Set the following entries down again exactly, line by line.
● ● ● ● ● ● ●
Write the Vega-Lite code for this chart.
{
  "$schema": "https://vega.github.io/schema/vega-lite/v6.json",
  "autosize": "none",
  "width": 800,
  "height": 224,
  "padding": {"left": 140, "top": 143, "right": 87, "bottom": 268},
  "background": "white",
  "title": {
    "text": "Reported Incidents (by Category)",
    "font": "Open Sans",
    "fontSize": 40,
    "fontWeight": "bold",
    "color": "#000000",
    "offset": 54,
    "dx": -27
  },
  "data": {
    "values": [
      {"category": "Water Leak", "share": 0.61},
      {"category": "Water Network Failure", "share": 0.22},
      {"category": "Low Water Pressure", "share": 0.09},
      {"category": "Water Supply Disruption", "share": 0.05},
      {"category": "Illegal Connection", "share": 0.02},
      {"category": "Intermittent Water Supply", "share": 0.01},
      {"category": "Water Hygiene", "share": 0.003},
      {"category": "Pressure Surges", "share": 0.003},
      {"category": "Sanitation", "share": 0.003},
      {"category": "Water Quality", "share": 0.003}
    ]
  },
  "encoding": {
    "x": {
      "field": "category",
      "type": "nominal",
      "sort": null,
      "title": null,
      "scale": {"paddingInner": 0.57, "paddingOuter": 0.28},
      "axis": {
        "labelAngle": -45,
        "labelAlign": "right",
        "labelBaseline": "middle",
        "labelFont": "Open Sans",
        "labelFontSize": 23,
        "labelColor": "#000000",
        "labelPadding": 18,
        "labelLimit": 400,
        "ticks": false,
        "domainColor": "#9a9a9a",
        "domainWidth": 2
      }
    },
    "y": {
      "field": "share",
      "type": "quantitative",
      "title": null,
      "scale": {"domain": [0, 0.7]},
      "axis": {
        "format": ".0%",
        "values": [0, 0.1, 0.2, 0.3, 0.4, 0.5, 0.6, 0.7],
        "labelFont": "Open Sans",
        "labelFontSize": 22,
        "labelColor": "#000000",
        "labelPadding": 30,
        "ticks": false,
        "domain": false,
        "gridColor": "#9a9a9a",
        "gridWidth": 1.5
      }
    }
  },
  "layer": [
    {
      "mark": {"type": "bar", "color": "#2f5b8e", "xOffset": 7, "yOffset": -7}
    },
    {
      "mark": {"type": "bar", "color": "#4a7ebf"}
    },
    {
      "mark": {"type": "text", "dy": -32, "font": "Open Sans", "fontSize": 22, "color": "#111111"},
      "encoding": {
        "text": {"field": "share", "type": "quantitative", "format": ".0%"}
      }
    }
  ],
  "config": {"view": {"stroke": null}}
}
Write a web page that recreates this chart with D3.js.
● ● ● ● ● ● ●
Response to this exercise:
Write the Vega-Lite code for this chart.
{
  "$schema": "https://vega.github.io/schema/vega-lite/v6.json",
  "autosize": "none",
  "width": 800,
  "height": 224,
  "padding": {"left": 140, "top": 143, "right": 87, "bottom": 268},
  "background": "white",
  "title": {
    "text": "Reported Incidents (by Category)",
    "font": "Open Sans",
    "fontSize": 40,
    "fontWeight": "bold",
    "color": "#000000",
    "offset": 54,
    "dx": -27
  },
  "data": {
    "values": [
      {"category": "Water Leak", "share": 0.61},
      {"category": "Water Network Failure", "share": 0.22},
      {"category": "Low Water Pressure", "share": 0.09},
      {"category": "Water Supply Disruption", "share": 0.05},
      {"category": "Illegal Connection", "share": 0.02},
      {"category": "Intermittent Water Supply", "share": 0.01},
      {"category": "Water Hygiene", "share": 0.003},
      {"category": "Pressure Surges", "share": 0.003},
      {"category": "Sanitation", "share": 0.003},
      {"category": "Water Quality", "share": 0.003}
    ]
  },
  "encoding": {
    "x": {
      "field": "category",
      "type": "nominal",
      "sort": null,
      "title": null,
      "scale": {"paddingInner": 0.57, "paddingOuter": 0.28},
      "axis": {
        "labelAngle": -45,
        "labelAlign": "right",
        "labelBaseline": "middle",
        "labelFont": "Open Sans",
        "labelFontSize": 23,
        "labelColor": "#000000",
        "labelPadding": 18,
        "labelLimit": 400,
        "ticks": false,
        "domainColor": "#9a9a9a",
        "domainWidth": 2
      }
    },
    "y": {
      "field": "share",
      "type": "quantitative",
      "title": null,
      "scale": {"domain": [0, 0.7]},
      "axis": {
        "format": ".0%",
        "values": [0, 0.1, 0.2, 0.3, 0.4, 0.5, 0.6, 0.7],
        "labelFont": "Open Sans",
        "labelFontSize": 22,
        "labelColor": "#000000",
        "labelPadding": 30,
        "ticks": false,
        "domain": false,
        "gridColor": "#9a9a9a",
        "gridWidth": 1.5
      }
    }
  },
  "layer": [
    {
      "mark": {"type": "bar", "color": "#2f5b8e", "xOffset": 7, "yOffset": -7}
    },
    {
      "mark": {"type": "bar", "color": "#4a7ebf"}
    },
    {
      "mark": {"type": "text", "dy": -32, "font": "Open Sans", "fontSize": 22, "color": "#111111"},
      "encoding": {
        "text": {"field": "share", "type": "quantitative", "format": ".0%"}
      }
    }
  ],
  "config": {"view": {"stroke": null}}
}
Write a web page that recreates this chart with D3.js.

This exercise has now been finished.